It isn’t a _complete_ argument in favour of manned missions- that has to account for the risk of the endeavour and reward of the science potential of having people there to react in ways robots can’t. But it’s hard to pretend that the inspiration pretty much everyone feels when they see manned missions is somehow achievable purely by robotic ones.
> neither are we anywhere near the capability to lunch construction workers to the moon which can build or assemble an equivalent moon base with their human labor
Why do you say this? What is the bottleneck you feel we are more than half a decade from?

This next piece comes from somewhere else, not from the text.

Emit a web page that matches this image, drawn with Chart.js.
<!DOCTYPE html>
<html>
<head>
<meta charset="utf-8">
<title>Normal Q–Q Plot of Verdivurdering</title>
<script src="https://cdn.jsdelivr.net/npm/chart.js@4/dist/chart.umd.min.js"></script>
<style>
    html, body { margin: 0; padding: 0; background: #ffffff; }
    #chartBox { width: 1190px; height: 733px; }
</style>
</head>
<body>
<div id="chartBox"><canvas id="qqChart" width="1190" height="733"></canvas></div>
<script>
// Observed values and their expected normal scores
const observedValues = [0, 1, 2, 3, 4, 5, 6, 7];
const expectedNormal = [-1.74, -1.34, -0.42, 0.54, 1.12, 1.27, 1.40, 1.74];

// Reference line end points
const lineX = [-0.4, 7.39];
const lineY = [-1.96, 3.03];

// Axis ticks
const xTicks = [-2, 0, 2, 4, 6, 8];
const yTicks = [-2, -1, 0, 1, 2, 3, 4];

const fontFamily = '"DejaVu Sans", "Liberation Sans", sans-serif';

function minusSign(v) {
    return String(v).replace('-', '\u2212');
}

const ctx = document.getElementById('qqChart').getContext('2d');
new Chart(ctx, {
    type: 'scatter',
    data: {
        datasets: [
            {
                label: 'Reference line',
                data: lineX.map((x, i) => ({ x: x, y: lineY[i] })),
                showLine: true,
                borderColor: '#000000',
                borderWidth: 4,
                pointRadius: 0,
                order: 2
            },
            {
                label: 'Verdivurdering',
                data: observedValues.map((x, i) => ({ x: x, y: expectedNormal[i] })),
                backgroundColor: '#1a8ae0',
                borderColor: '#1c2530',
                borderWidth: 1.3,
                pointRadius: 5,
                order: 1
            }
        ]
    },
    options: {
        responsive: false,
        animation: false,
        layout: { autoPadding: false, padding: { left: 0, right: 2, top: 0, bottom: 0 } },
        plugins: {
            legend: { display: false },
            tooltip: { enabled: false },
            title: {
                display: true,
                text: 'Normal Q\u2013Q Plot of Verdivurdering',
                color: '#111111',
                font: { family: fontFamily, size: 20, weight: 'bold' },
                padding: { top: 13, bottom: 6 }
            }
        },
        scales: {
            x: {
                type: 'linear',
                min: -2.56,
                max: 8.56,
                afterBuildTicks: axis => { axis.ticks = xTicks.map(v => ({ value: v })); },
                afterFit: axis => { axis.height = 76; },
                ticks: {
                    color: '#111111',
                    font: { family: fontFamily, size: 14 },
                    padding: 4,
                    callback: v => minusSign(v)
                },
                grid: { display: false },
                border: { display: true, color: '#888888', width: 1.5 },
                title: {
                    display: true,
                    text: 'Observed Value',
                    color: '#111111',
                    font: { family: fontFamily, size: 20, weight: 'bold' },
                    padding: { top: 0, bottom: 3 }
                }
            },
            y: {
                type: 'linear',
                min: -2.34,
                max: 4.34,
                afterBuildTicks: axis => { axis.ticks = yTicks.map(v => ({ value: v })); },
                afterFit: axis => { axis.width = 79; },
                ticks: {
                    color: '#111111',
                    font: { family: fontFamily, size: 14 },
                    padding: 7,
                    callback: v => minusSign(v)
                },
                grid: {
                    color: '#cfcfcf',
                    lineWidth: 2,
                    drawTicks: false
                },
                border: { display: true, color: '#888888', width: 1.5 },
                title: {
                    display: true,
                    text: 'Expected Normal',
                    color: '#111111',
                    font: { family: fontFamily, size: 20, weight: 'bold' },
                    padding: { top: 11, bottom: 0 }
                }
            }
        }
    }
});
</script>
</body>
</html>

The moon has about the same make up as the Earth when it comes to distribution of elements in the crust. If it's anywhere near 8% like Earth then it makes sense to mine aluminum and other metals on the moon in order to build megastructures in orbit. Since the moon has no atmosphere you can accelerate things using mechanical mass drivers. Basically rail systems. At 5,300 mph you hit escape velocity and can then move payload somewhere with no rockets. It would keep us from polluting Earth too. This is the precursor to O'Neil cylinder type structures. AI robots will probably be the play but you still want a transportation system that works and frankly building a landing zone would improve overall outcomes regardless.
The rocks at the surface of the Moon are richer in metals than the crust of the Earth. They are especially richer in iron and titanium.

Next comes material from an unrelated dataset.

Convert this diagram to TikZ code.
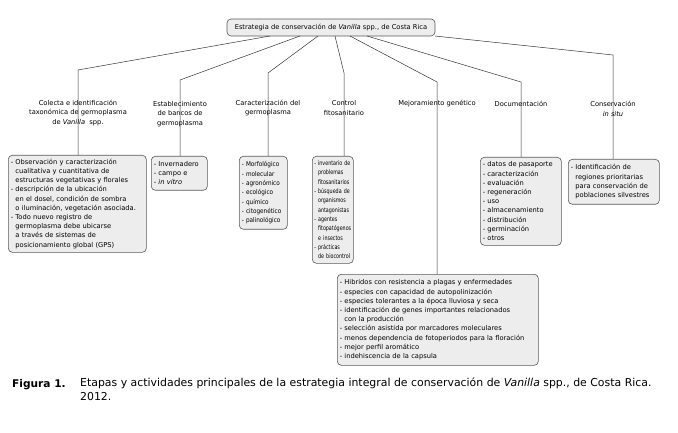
\documentclass[tikz,border=0pt]{standalone}
\usepackage{fontspec}
\setmainfont{DejaVu Sans}
\newfontfamily\narrowa[FakeStretch=0.88]{DejaVu Sans}
\newfontfamily\narrowb[FakeStretch=0.76]{DejaVu Sans}
\newcommand\hng{\phantom{-\ }}
\begin{document}
\begin{tikzpicture}[x=1pt,y=-1pt,
  conn/.style={draw=black!80, line width=0.5pt},
  boxbase/.style={draw=black!65, fill=black!7, rounded corners=4pt, line width=0.6pt},
  box/.style={boxbase, anchor=north west, align=left, inner xsep=2.5pt, inner ysep=2pt,
    font=\fontsize{6.7}{9.2}\selectfont},
  lab/.style={align=center, font=\fontsize{6.7}{9.6}\selectfont, inner sep=0pt},
]
\useasboundingbox (0,0) rectangle (678,433);
\node[boxbase, minimum width=208pt, minimum height=17pt, inner sep=0pt,
  font=\fontsize{6.7}{8}\selectfont] (root) at (331,27.5)
  {Estrategia de conservación de \textit{Vanilla} spp., de Costa Rica};

% bend points
\coordinate (s1) at (270,36); \coordinate (k1) at (78,70);
\coordinate (s2) at (300,36); \coordinate (k2) at (180,80);
\coordinate (s3) at (318,36); \coordinate (k3) at (268,73);
\coordinate (s4) at (335,36); \coordinate (k4) at (344,73);
\coordinate (s5) at (350,36); \coordinate (k5) at (437,82);
\coordinate (s6) at (367,36); \coordinate (k6) at (521,82);
\coordinate (s7) at (435,36); \coordinate (k7) at (613,55);

% boxes
\node[box, text width=133pt, minimum height=97pt] (b1) at (8,155) {%
- Observación y caracterización\\
\hng cualitativa y cuantitativa de\\
\hng estructuras vegetativas y florales\\
- descripción de la ubicación\\
\hng en el dosel, condición de sombra\\
\hng o iluminación, vegetación asociada.\\
- Todo nuevo registro de\\
\hng germoplasma debe ubicarse\\
\hng a través de sistemas de\\
\hng posicionamiento global (GPS)};

\node[box, text width=51pt, minimum height=34pt] (b2) at (151,156) {%
- Invernadero\\
- campo e\\
- \textit{in vitro}};

\node[box, text width=43pt, minimum height=73pt, font=\narrowa\fontsize{6.5}{9.3}\selectfont] (b3) at (239,156) {%
- Morfológico\\
- molecular\\
- agronómico\\
- ecológico\\
- químico\\
- citogenético\\
- palinológico};

\node[box, text width=37pt, inner xsep=2pt, minimum height=107pt, font=\narrowb\fontsize{6.3}{9.3}\selectfont] (b4) at (312,156) {%
- inventario de\\
\hng problemas\\
\hng fitosanitarios\\
- búsqueda de\\
\hng organismos\\
\hng antagonistas\\
- agentes\\
\hng fitopatógenos\\
\hng e insectos\\
- prácticas\\
\hng de biocontrol};

\node[box, text width=196pt, minimum height=91pt] (b5) at (337,274) {%
- Hibridos con resistencia a plagas y enfermedades\\
- especies con capacidad de autopolinización\\
- especies tolerantes a la época lluviosa y seca\\
- identificación de genes importantes relacionados\\
\hng con la producción\\
- selección asistida por marcadores moleculares\\
- menos dependencia de fotoperiodos para la floración\\
- mejor perfil aromático\\
- indehiscencia de la capsula};

\node[box, text width=76pt, minimum height=88pt] (b6) at (480,157) {%
- datos de pasaporte\\
- caracterización\\
- evaluación\\
- regeneración\\
- uso\\
- almacenamiento\\
- distribución\\
- germinación\\
- otros};

\node[box, text width=86pt, minimum height=45pt] (b7) at (568,159) {%
- Identificación de\\
\hng regiones prioritarias\\
\hng para conservación de\\
\hng poblaciones silvestres};

% connectors
\draw[conn] (s1) -- (k1) -- (k1 |- b1.north);
\draw[conn] (s2) -- (k2) -- (k2 |- b2.north);
\draw[conn] (s3) -- (k3) -- (k3 |- b3.north);
\draw[conn] (s4) -- (k4) -- (k4 |- b4.north);
\draw[conn] (s5) -- (k5) -- (k5 |- b5.north);
\draw[conn] (s6) -- (k6) -- (k6 |- b6.north);
\draw[conn] (s7) -- (k7) -- (k7 |- b7.north);

% labels
\node[lab] (l1) at (78,113) {Colecta e identificación\\taxonómica de germoplasma\\de \textit{Vanilla}\ \ spp.};
\node[lab] (l2) at (180,114) {Establecimiento\\de bancos de\\germoplasma};
\node[lab] (l3) at (268,108) {Caracterización del\\germoplasma};
\node[lab] (l4) at (344,108) {Control\\fitosanitario};
\node[lab] (l5) at (437,104) {Mejoramiento genético};
\node[lab] (l6) at (521,104) {Documentación};
\node[lab] (l7) at (613,109) {Conservación\\\textit{in situ}};

% caption
\node[anchor=west, inner sep=0pt, font=\fontsize{10.6}{14}\selectfont\bfseries] (fig) at (12,384.5) {Figura 1.};
\node[anchor=north west, align=left, inner sep=0pt, font=\fontsize{10.9}{14.5}\selectfont] (cap) at (80,377.5)
  {Etapas y actividades principales de la estrategia integral de conservación de \textit{Vanilla} spp., de Costa Rica.\\2012.};
\end{tikzpicture}
\end{document}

Without oxidizing air, it is easier to extract metals from the Moon rocks.
There is little doubt that it would be possible to build big spaceships on the Moon.
However, what is missing on the Moon is fuel. For interplanetary spacecraft, nuclear reactors would be preferable anyway, which could be assembled there from parts shipped from Earth, but for propulsion those still need a large amount of some working gas,to be heated and ejected.

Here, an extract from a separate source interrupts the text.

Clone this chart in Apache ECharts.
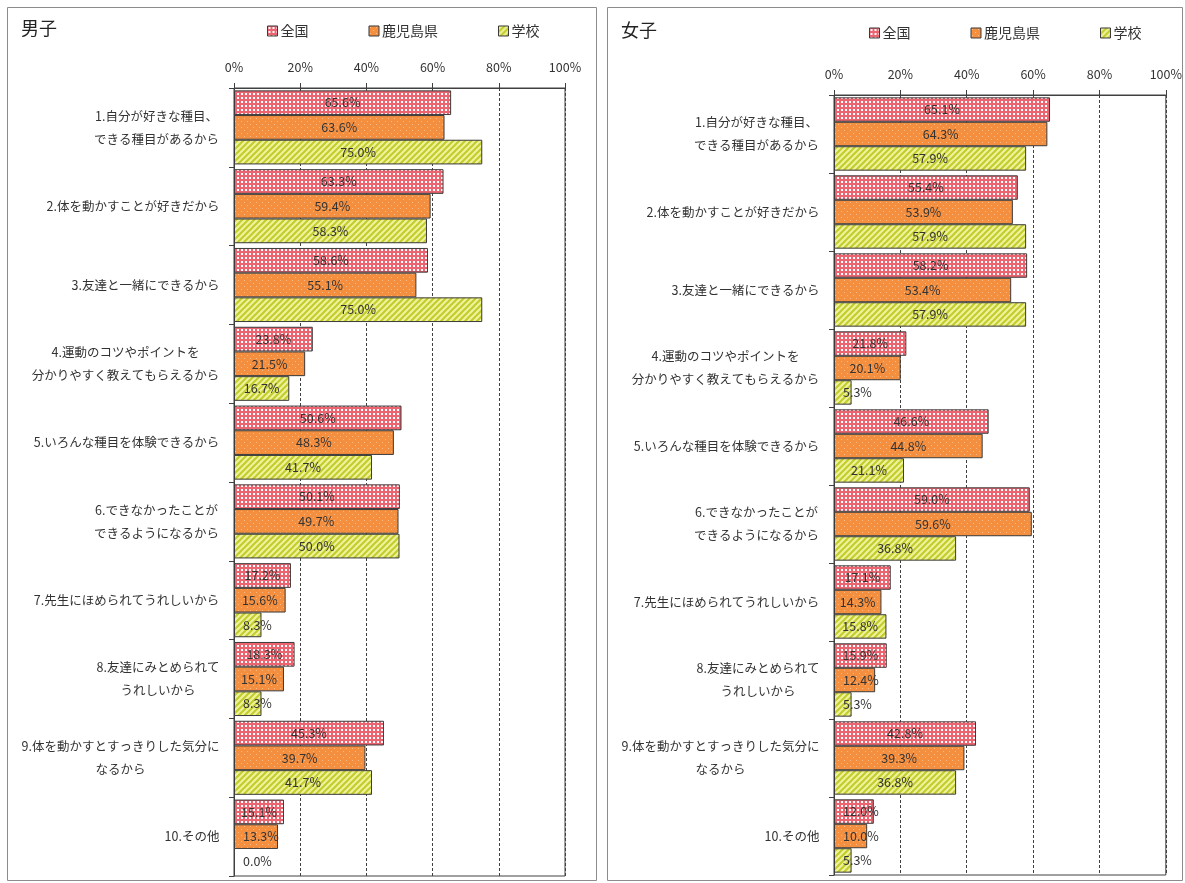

It remains to be seen if there is any useful amount of water at the poles, but I doubt that there is enough for a long term exploitation.
I imagine a foundry would use solar power and lasers to heat up the material. No atmosphere means less heat energy wasted. My thinking has been how to get enough actual build material to build something like an O'Neill cylinder. Well you'd need really thick metal plates. And then you'd want to get them into orbit without rockets. And these stations would likely be at the same orbit as Earth or nearby. Mainly because of how much sun energy you get around here. Going out to the outer solar system is a different beast all together.
Mars pushes the frontier (even if no one might survive the trip due to human body deteriorating), going around the Moon is meh - we were there ~57 years ago multiple times so what's the point?
Mars isn’t a frontier, it is a wrong turn that leads to a dried out toxic well in the middle of nowhere.
We should aim for the asteroid belt. Maybe we can mine them or something. It’d be less like a frontier and more like an offshore oil platform, but still, it is at least semi-plausible.
Also, I’m not sure I understand the speedup. Is it latency or throughput?